Material:
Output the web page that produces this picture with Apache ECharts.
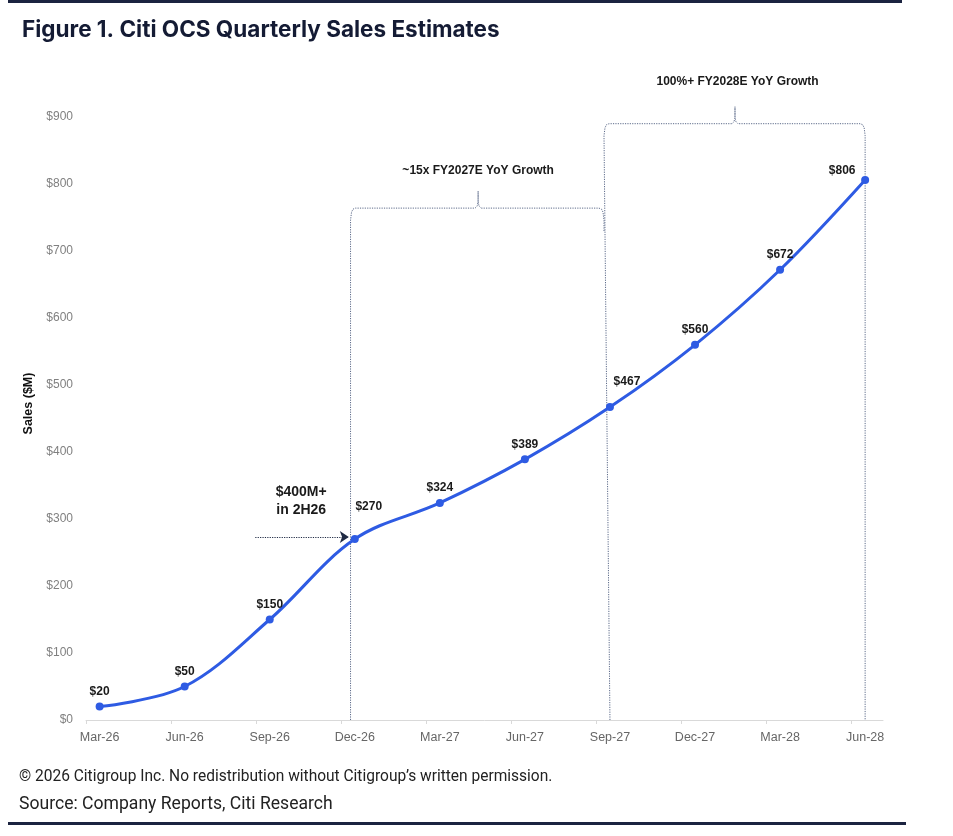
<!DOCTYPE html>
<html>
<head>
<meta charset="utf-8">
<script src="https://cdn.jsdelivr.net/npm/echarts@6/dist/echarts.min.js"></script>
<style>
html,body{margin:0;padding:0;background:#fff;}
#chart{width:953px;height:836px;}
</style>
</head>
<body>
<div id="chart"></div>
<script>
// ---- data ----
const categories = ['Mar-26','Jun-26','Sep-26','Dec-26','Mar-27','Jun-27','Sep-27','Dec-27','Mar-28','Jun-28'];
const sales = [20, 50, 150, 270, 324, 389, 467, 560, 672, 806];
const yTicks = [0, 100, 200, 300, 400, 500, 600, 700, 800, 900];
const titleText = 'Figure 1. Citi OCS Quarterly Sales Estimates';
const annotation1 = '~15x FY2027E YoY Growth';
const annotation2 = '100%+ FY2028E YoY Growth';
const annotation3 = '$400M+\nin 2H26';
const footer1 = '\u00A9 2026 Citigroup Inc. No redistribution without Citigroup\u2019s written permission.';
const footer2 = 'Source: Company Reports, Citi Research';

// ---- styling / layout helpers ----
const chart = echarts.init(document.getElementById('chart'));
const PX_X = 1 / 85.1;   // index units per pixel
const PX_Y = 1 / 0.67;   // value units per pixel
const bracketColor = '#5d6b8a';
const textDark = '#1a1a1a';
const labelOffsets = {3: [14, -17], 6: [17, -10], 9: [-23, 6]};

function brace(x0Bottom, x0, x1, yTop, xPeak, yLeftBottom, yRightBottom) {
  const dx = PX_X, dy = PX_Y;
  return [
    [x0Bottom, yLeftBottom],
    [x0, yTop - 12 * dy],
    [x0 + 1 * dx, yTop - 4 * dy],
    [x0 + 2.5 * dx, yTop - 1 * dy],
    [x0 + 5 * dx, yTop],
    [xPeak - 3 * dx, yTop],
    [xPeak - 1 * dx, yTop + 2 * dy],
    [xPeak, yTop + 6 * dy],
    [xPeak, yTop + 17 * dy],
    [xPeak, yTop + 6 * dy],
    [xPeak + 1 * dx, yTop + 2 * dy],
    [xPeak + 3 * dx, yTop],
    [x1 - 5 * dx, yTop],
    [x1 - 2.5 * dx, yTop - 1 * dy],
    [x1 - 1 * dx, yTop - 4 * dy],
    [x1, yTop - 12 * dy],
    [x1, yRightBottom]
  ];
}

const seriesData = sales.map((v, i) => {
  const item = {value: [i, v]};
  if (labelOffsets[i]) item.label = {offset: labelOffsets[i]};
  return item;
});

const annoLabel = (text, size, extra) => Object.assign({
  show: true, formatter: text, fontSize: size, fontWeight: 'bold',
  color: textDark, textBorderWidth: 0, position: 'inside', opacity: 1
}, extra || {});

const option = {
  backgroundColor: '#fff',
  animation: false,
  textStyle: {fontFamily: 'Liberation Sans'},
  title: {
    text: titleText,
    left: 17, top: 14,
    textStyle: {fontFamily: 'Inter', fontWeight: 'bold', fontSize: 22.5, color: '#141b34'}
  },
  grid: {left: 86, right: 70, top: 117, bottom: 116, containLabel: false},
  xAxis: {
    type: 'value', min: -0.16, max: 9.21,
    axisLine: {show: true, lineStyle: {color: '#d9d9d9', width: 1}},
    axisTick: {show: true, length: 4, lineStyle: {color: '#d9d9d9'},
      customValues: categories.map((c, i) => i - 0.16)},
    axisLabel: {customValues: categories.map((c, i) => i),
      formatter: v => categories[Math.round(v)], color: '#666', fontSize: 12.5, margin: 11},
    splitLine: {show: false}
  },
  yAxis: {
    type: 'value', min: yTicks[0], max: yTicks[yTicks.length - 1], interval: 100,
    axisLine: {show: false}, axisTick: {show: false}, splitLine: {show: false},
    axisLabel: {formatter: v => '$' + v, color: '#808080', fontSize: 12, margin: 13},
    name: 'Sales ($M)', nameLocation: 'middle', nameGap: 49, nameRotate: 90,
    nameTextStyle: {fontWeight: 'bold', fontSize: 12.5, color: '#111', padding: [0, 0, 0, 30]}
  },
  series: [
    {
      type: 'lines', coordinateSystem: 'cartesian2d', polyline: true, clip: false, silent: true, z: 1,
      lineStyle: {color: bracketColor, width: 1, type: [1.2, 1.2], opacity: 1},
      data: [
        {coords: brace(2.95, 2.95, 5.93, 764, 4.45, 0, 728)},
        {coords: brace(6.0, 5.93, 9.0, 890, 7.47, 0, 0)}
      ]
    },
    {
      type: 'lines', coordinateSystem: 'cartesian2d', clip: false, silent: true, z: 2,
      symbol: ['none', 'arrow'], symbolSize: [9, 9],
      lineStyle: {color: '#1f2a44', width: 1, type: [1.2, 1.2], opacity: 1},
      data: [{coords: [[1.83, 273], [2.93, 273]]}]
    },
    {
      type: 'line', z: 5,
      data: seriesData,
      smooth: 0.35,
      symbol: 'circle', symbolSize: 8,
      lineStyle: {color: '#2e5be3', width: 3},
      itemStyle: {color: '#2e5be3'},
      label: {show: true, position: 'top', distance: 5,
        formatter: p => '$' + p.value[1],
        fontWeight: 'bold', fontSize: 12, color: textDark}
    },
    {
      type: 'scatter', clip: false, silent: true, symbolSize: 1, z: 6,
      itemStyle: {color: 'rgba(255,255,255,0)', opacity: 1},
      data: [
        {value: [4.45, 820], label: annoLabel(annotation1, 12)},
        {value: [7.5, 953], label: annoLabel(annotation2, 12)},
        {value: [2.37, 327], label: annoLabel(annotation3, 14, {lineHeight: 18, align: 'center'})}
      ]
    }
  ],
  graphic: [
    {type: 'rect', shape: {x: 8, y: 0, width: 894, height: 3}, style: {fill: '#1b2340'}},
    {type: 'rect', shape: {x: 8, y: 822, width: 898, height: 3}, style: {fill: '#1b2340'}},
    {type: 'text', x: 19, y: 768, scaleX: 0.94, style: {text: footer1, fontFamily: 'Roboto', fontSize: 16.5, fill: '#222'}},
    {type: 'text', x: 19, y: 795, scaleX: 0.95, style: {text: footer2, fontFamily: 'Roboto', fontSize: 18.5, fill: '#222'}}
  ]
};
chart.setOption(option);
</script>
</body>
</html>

Exercise instructions:
Print out the lines exactly, skipping any picture.

Exercise result:
Output the web page that produces this picture with Apache ECharts.
<!DOCTYPE html>
<html>
<head>
<meta charset="utf-8">
<script src="https://cdn.jsdelivr.net/npm/echarts@6/dist/echarts.min.js"></script>
<style>
html,body{margin:0;padding:0;background:#fff;}
#chart{width:953px;height:836px;}
</style>
</head>
<body>
<div id="chart"></div>
<script>
// ---- data ----
const categories = ['Mar-26','Jun-26','Sep-26','Dec-26','Mar-27','Jun-27','Sep-27','Dec-27','Mar-28','Jun-28'];
const sales = [20, 50, 150, 270, 324, 389, 467, 560, 672, 806];
const yTicks = [0, 100, 200, 300, 400, 500, 600, 700, 800, 900];
const titleText = 'Figure 1. Citi OCS Quarterly Sales Estimates';
const annotation1 = '~15x FY2027E YoY Growth';
const annotation2 = '100%+ FY2028E YoY Growth';
const annotation3 = '$400M+\nin 2H26';
const footer1 = '\u00A9 2026 Citigroup Inc. No redistribution without Citigroup\u2019s written permission.';
const footer2 = 'Source: Company Reports, Citi Research';

// ---- styling / layout helpers ----
const chart = echarts.init(document.getElementById('chart'));
const PX_X = 1 / 85.1;   // index units per pixel
const PX_Y = 1 / 0.67;   // value units per pixel
const bracketColor = '#5d6b8a';
const textDark = '#1a1a1a';
const labelOffsets = {3: [14, -17], 6: [17, -10], 9: [-23, 6]};

function brace(x0Bottom, x0, x1, yTop, xPeak, yLeftBottom, yRightBottom) {
  const dx = PX_X, dy = PX_Y;
  return [
    [x0Bottom, yLeftBottom],
    [x0, yTop - 12 * dy],
    [x0 + 1 * dx, yTop - 4 * dy],
    [x0 + 2.5 * dx, yTop - 1 * dy],
    [x0 + 5 * dx, yTop],
    [xPeak - 3 * dx, yTop],
    [xPeak - 1 * dx, yTop + 2 * dy],
    [xPeak, yTop + 6 * dy],
    [xPeak, yTop + 17 * dy],
    [xPeak, yTop + 6 * dy],
    [xPeak + 1 * dx, yTop + 2 * dy],
    [xPeak + 3 * dx, yTop],
    [x1 - 5 * dx, yTop],
    [x1 - 2.5 * dx, yTop - 1 * dy],
    [x1 - 1 * dx, yTop - 4 * dy],
    [x1, yTop - 12 * dy],
    [x1, yRightBottom]
  ];
}

const seriesData = sales.map((v, i) => {
  const item = {value: [i, v]};
  if (labelOffsets[i]) item.label = {offset: labelOffsets[i]};
  return item;
});

const annoLabel = (text, size, extra) => Object.assign({
  show: true, formatter: text, fontSize: size, fontWeight: 'bold',
  color: textDark, textBorderWidth: 0, position: 'inside', opacity: 1
}, extra || {});

const option = {
  backgroundColor: '#fff',
  animation: false,
  textStyle: {fontFamily: 'Liberation Sans'},
  title: {
    text: titleText,
    left: 17, top: 14,
    textStyle: {fontFamily: 'Inter', fontWeight: 'bold', fontSize: 22.5, color: '#141b34'}
  },
  grid: {left: 86, right: 70, top: 117, bottom: 116, containLabel: false},
  xAxis: {
    type: 'value', min: -0.16, max: 9.21,
    axisLine: {show: true, lineStyle: {color: '#d9d9d9', width: 1}},
    axisTick: {show: true, length: 4, lineStyle: {color: '#d9d9d9'},
      customValues: categories.map((c, i) => i - 0.16)},
    axisLabel: {customValues: categories.map((c, i) => i),
      formatter: v => categories[Math.round(v)], color: '#666', fontSize: 12.5, margin: 11},
    splitLine: {show: false}
  },
  yAxis: {
    type: 'value', min: yTicks[0], max: yTicks[yTicks.length - 1], interval: 100,
    axisLine: {show: false}, axisTick: {show: false}, splitLine: {show: false},
    axisLabel: {formatter: v => '$' + v, color: '#808080', fontSize: 12, margin: 13},
    name: 'Sales ($M)', nameLocation: 'middle', nameGap: 49, nameRotate: 90,
    nameTextStyle: {fontWeight: 'bold', fontSize: 12.5, color: '#111', padding: [0, 0, 0, 30]}
  },
  series: [
    {
      type: 'lines', coordinateSystem: 'cartesian2d', polyline: true, clip: false, silent: true, z: 1,
      lineStyle: {color: bracketColor, width: 1, type: [1.2, 1.2], opacity: 1},
      data: [
        {coords: brace(2.95, 2.95, 5.93, 764, 4.45, 0, 728)},
        {coords: brace(6.0, 5.93, 9.0, 890, 7.47, 0, 0)}
      ]
    },
    {
      type: 'lines', coordinateSystem: 'cartesian2d', clip: false, silent: true, z: 2,
      symbol: ['none', 'arrow'], symbolSize: [9, 9],
      lineStyle: {color: '#1f2a44', width: 1, type: [1.2, 1.2], opacity: 1},
      data: [{coords: [[1.83, 273], [2.93, 273]]}]
    },
    {
      type: 'line', z: 5,
      data: seriesData,
      smooth: 0.35,
      symbol: 'circle', symbolSize: 8,
      lineStyle: {color: '#2e5be3', width: 3},
      itemStyle: {color: '#2e5be3'},
      label: {show: true, position: 'top', distance: 5,
        formatter: p => '$' + p.value[1],
        fontWeight: 'bold', fontSize: 12, color: textDark}
    },
    {
      type: 'scatter', clip: false, silent: true, symbolSize: 1, z: 6,
      itemStyle: {color: 'rgba(255,255,255,0)', opacity: 1},
      data: [
        {value: [4.45, 820], label: annoLabel(annotation1, 12)},
        {value: [7.5, 953], label: annoLabel(annotation2, 12)},
        {value: [2.37, 327], label: annoLabel(annotation3, 14, {lineHeight: 18, align: 'center'})}
      ]
    }
  ],
  graphic: [
    {type: 'rect', shape: {x: 8, y: 0, width: 894, height: 3}, style: {fill: '#1b2340'}},
    {type: 'rect', shape: {x: 8, y: 822, width: 898, height: 3}, style: {fill: '#1b2340'}},
    {type: 'text', x: 19, y: 768, scaleX: 0.94, style: {text: footer1, fontFamily: 'Roboto', fontSize: 16.5, fill: '#222'}},
    {type: 'text', x: 19, y: 795, scaleX: 0.95, style: {text: footer2, fontFamily: 'Roboto', fontSize: 18.5, fill: '#222'}}
  ]
};
chart.setOption(option);
</script>
</body>
</html>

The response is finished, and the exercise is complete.